What Mitt Romney Doesn’t Understand About His Own Party

March 3, 2016, 11:02 PM UTC
Mitt Romney Delivers Speech On State Of 2016 GOP Presidential Race
George Frey—Getty Images

Mitt Romney’s vicious dismantling of Donald Trump—as a candidate, as a businessman, and as a human being—marks a turning point in the modern history of the Republican party. It could well become the moment an irreparable chasm opened between the GOP’s old guard leadership and the angry electorate propelling Trump’s candidacy toward the nomination — a split that rips the party in two.

And if that’s the case, Romney’s Thursday speech will be studied for a long time to come for the forensic evidence it offers about how this fracture came to pass.

One of the more quietly remarkable aspects of the address was what it didn’t say. Romney offered Trump no credit for effectively articulating the interests of the voters he’s capturing. Instead, Romney said Trump is “playing the members of the American public for suckers.” That’s a short hop from demeaning as rubes the hundreds of thousands who’ve already cast votes for the Republican frontrunner.

Strafing Trump’s economic program, Romney called him out for threatening to start trade wars, refusing to trim entitlements, and not seriously addressing government spending. More than a few Trump supporters tuning in likely thought, “Exactly.”

Whatever you think of Trump’s solutions, those forming the core of his support have a coherent set of concerns that his platform, such as it is, takes on. It revolves around a brand of economic nationalism that emphasizes the needs of increasingly insecure, largely white, working class voters. These people share nothing of the party elites’ concern for spending in the abstract and, in fact, want their share of entitlements. They’re deeply suspicious of any trade deals, and they view unchecked illegal immigration as a direct threat, putting them in opposition to the party’s free-market orthodoxy on those defining issues as well.

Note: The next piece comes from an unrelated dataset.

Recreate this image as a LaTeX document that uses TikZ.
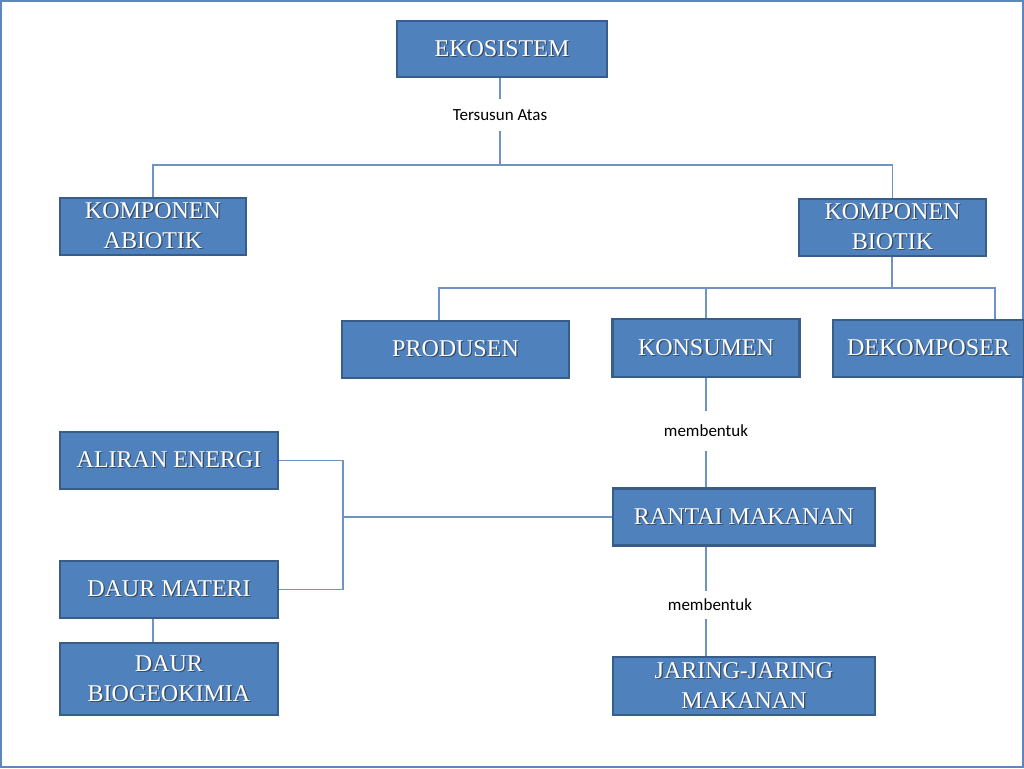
\documentclass[tikz,border=0pt]{standalone}
\usepackage{fontspec}
\setmainfont{Liberation Serif}
\newfontfamily\lblfont{Carlito}
\definecolor{boxfill}{HTML}{4F81BD}
\definecolor{boxline}{HTML}{385D8A}
\definecolor{conn}{HTML}{6F93C4}
\definecolor{frame}{HTML}{5C86C0}
\definecolor{shadowc}{HTML}{3A4A5E}
\newcommand\shtxt[1]{\leavevmode\rlap{\kern1.3pt\raisebox{-1.3pt}{\textcolor{shadowc}{#1}}}#1}
\tikzset{
  boxnode/.style={draw=boxline, line width=2.4pt, fill=boxfill, text=white, inner sep=0pt,
    align=center, font=\fontsize{24}{30}\selectfont, minimum width=#1},
  lblnode/.style={inner sep=0pt, minimum height=32pt, font=\lblfont\fontsize{17}{19}\selectfont, text=black},
  connline/.style={draw=conn, line width=1.3pt}
}
\begin{document}
\begin{tikzpicture}[x=1pt,y=-1pt]
\useasboundingbox (0,0) rectangle (1024,768);
\fill[white] (0,0) rectangle (1024,768);
\draw[frame, line width=1.6pt] (1,1) rectangle (1023,767);

% boxes
\node[boxnode=210pt, minimum height=56pt] (eko) at (502,49) {\shtxt{EKOSISTEM}};
\node[boxnode=186pt, minimum height=57pt] (abio) at (153,226.5) {\shtxt{KOMPONEN}\\\shtxt{ABIOTIK}};
\node[boxnode=187pt, minimum height=57pt] (bio) at (892.5,227.5) {\shtxt{KOMPONEN}\\\shtxt{BIOTIK}};
\node[boxnode=227pt, minimum height=57pt] (prod) at (455.5,349.5) {\shtxt{PRODUSEN}};
\node[boxnode=187pt, minimum height=58pt] (kons) at (706,348) {\shtxt{KONSUMEN}};
\node[boxnode=191pt, minimum height=57pt] (deko) at (928.5,348.5) {\shtxt{DEKOMPOSER}};
\node[boxnode=262pt, minimum height=57pt] (rantai) at (744,517) {\shtxt{RANTAI MAKANAN}};
\node[boxnode=262pt, minimum height=58pt] (jaring) at (744,686) {\shtxt{JARING-JARING}\\\shtxt{MAKANAN}};
\node[boxnode=218pt, minimum height=57pt] (aliran) at (169,460.5) {\shtxt{ALIRAN ENERGI}};
\node[boxnode=218pt, minimum height=57pt] (daur) at (169,589.5) {\shtxt{DAUR MATERI}};
\node[boxnode=218pt, minimum height=72pt] (bgk) at (169,679) {\shtxt{DAUR}\\\shtxt{BIOGEOKIMIA}};

% labels
\node[lblnode] (l1) at (500,115) {Tersusun Atas};
\node[lblnode, minimum height=40pt] (l2) at (706,431) {membentuk};
\node[lblnode, minimum height=28pt] (l3) at (710,605) {membentuk};

% junctions
\coordinate (j1) at (500,165);
\coordinate (j2) at (892,288);
\coordinate (j3) at (343,517);

% connectors
\draw[connline] (eko.south -| j1) -- (l1.north);
\draw[connline] (l1.south) -- (j1);
\draw[connline] (abio.north) |- (j1) -| (bio.north);
\draw[connline] (bio.south -| j2) -- (j2);
\draw[connline] ([xshift=-16.5pt]prod.north) |- (j2) -| ([xshift=66.5pt]deko.north);
\draw[connline] (kons.north) -- (kons.north |- j2);
\draw[connline] (kons.south) -- (l2.north);
\draw[connline] (l2.south) -- (l2.south |- rantai.north);
\draw[connline] (rantai.south -| l2.south) -- (l3.north -| l2.south);
\draw[connline] (l3.south -| l2.south) -- (jaring.north -| l2.south);
\draw[connline] (rantai.west) -- (j3);
\draw[connline] (aliran.east) -| (j3) |- (daur.east);
\draw[connline] (daur.south -| abio.south) -- (bgk.north -| abio.south);
\end{tikzpicture}
\end{document}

The Republican leadership class is now frantically trying to pry what it can of the party away from what Trump’s already seized. In doing so, Romney and others can ignore the gulf between their own consensus and the priorities of the conservative base by dismissing Trump as a conman and a clown. Indeed, Trump himself has made that easy by placing his reality-show persona so squarely at the center of his bid. But writing his supporters off similarly will only complicate the task of mending what’s tearing the party apart.